SUPPLIED INFORMATION ->
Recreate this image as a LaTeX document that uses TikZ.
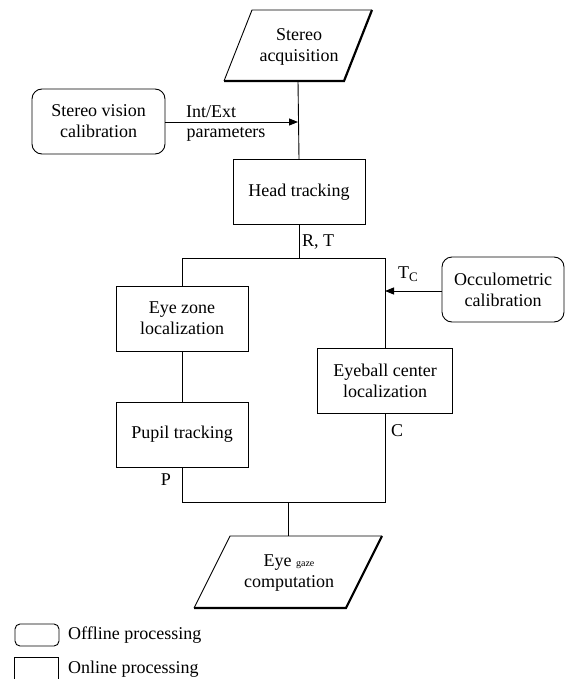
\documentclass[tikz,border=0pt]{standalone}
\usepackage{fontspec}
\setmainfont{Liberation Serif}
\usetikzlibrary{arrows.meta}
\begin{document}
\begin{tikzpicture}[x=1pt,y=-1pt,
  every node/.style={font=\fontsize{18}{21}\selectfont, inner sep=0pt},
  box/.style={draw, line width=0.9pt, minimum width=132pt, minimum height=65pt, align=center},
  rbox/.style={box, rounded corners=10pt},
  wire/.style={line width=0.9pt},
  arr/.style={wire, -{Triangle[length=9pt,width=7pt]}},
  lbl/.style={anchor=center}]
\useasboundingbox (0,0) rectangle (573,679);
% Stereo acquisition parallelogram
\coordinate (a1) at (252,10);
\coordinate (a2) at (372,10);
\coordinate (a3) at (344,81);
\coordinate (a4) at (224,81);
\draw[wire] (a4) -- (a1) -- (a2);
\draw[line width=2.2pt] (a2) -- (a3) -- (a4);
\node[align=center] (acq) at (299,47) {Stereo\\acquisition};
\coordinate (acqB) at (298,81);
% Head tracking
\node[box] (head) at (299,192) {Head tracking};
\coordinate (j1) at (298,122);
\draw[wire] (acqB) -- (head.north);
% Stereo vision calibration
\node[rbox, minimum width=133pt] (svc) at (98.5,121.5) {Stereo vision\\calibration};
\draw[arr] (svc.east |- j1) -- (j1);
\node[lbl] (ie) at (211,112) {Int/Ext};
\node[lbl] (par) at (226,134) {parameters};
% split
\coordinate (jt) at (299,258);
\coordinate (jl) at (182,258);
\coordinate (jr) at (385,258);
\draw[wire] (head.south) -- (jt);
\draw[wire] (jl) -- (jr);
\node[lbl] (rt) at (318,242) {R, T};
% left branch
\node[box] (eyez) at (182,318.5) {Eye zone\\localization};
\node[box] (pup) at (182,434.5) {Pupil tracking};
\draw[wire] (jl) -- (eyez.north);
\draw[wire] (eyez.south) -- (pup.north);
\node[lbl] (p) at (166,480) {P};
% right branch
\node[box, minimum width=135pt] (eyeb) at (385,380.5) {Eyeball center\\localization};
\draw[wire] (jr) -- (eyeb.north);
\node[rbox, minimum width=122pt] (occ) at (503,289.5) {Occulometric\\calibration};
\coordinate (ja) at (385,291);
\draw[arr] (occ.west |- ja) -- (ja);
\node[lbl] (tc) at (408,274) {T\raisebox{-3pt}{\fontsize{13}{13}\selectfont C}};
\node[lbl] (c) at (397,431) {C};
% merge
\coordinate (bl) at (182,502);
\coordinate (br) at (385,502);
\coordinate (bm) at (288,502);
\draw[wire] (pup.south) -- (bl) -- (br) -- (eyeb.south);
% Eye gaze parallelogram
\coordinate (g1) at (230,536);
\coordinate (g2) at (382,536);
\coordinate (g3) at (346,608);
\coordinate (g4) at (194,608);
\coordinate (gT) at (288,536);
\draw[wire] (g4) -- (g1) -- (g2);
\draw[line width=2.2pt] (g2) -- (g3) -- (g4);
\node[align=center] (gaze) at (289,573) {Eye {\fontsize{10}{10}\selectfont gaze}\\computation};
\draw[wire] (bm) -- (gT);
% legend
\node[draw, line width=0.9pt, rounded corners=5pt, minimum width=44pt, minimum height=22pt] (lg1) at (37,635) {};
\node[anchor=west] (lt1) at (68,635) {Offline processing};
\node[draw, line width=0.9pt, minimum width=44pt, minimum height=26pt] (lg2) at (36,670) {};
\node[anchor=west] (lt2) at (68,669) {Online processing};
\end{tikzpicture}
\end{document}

TASK STATEMENT -> Write out the listing word for word, omitting the pictures it holds.

EXPECTED ANSWER ->
Recreate this image as a LaTeX document that uses TikZ.
\documentclass[tikz,border=0pt]{standalone}
\usepackage{fontspec}
\setmainfont{Liberation Serif}
\usetikzlibrary{arrows.meta}
\begin{document}
\begin{tikzpicture}[x=1pt,y=-1pt,
  every node/.style={font=\fontsize{18}{21}\selectfont, inner sep=0pt},
  box/.style={draw, line width=0.9pt, minimum width=132pt, minimum height=65pt, align=center},
  rbox/.style={box, rounded corners=10pt},
  wire/.style={line width=0.9pt},
  arr/.style={wire, -{Triangle[length=9pt,width=7pt]}},
  lbl/.style={anchor=center}]
\useasboundingbox (0,0) rectangle (573,679);
% Stereo acquisition parallelogram
\coordinate (a1) at (252,10);
\coordinate (a2) at (372,10);
\coordinate (a3) at (344,81);
\coordinate (a4) at (224,81);
\draw[wire] (a4) -- (a1) -- (a2);
\draw[line width=2.2pt] (a2) -- (a3) -- (a4);
\node[align=center] (acq) at (299,47) {Stereo\\acquisition};
\coordinate (acqB) at (298,81);
% Head tracking
\node[box] (head) at (299,192) {Head tracking};
\coordinate (j1) at (298,122);
\draw[wire] (acqB) -- (head.north);
% Stereo vision calibration
\node[rbox, minimum width=133pt] (svc) at (98.5,121.5) {Stereo vision\\calibration};
\draw[arr] (svc.east |- j1) -- (j1);
\node[lbl] (ie) at (211,112) {Int/Ext};
\node[lbl] (par) at (226,134) {parameters};
% split
\coordinate (jt) at (299,258);
\coordinate (jl) at (182,258);
\coordinate (jr) at (385,258);
\draw[wire] (head.south) -- (jt);
\draw[wire] (jl) -- (jr);
\node[lbl] (rt) at (318,242) {R, T};
% left branch
\node[box] (eyez) at (182,318.5) {Eye zone\\localization};
\node[box] (pup) at (182,434.5) {Pupil tracking};
\draw[wire] (jl) -- (eyez.north);
\draw[wire] (eyez.south) -- (pup.north);
\node[lbl] (p) at (166,480) {P};
% right branch
\node[box, minimum width=135pt] (eyeb) at (385,380.5) {Eyeball center\\localization};
\draw[wire] (jr) -- (eyeb.north);
\node[rbox, minimum width=122pt] (occ) at (503,289.5) {Occulometric\\calibration};
\coordinate (ja) at (385,291);
\draw[arr] (occ.west |- ja) -- (ja);
\node[lbl] (tc) at (408,274) {T\raisebox{-3pt}{\fontsize{13}{13}\selectfont C}};
\node[lbl] (c) at (397,431) {C};
% merge
\coordinate (bl) at (182,502);
\coordinate (br) at (385,502);
\coordinate (bm) at (288,502);
\draw[wire] (pup.south) -- (bl) -- (br) -- (eyeb.south);
% Eye gaze parallelogram
\coordinate (g1) at (230,536);
\coordinate (g2) at (382,536);
\coordinate (g3) at (346,608);
\coordinate (g4) at (194,608);
\coordinate (gT) at (288,536);
\draw[wire] (g4) -- (g1) -- (g2);
\draw[line width=2.2pt] (g2) -- (g3) -- (g4);
\node[align=center] (gaze) at (289,573) {Eye {\fontsize{10}{10}\selectfont gaze}\\computation};
\draw[wire] (bm) -- (gT);
% legend
\node[draw, line width=0.9pt, rounded corners=5pt, minimum width=44pt, minimum height=22pt] (lg1) at (37,635) {};
\node[anchor=west] (lt1) at (68,635) {Offline processing};
\node[draw, line width=0.9pt, minimum width=44pt, minimum height=26pt] (lg2) at (36,670) {};
\node[anchor=west] (lt2) at (68,669) {Online processing};
\end{tikzpicture}
\end{document}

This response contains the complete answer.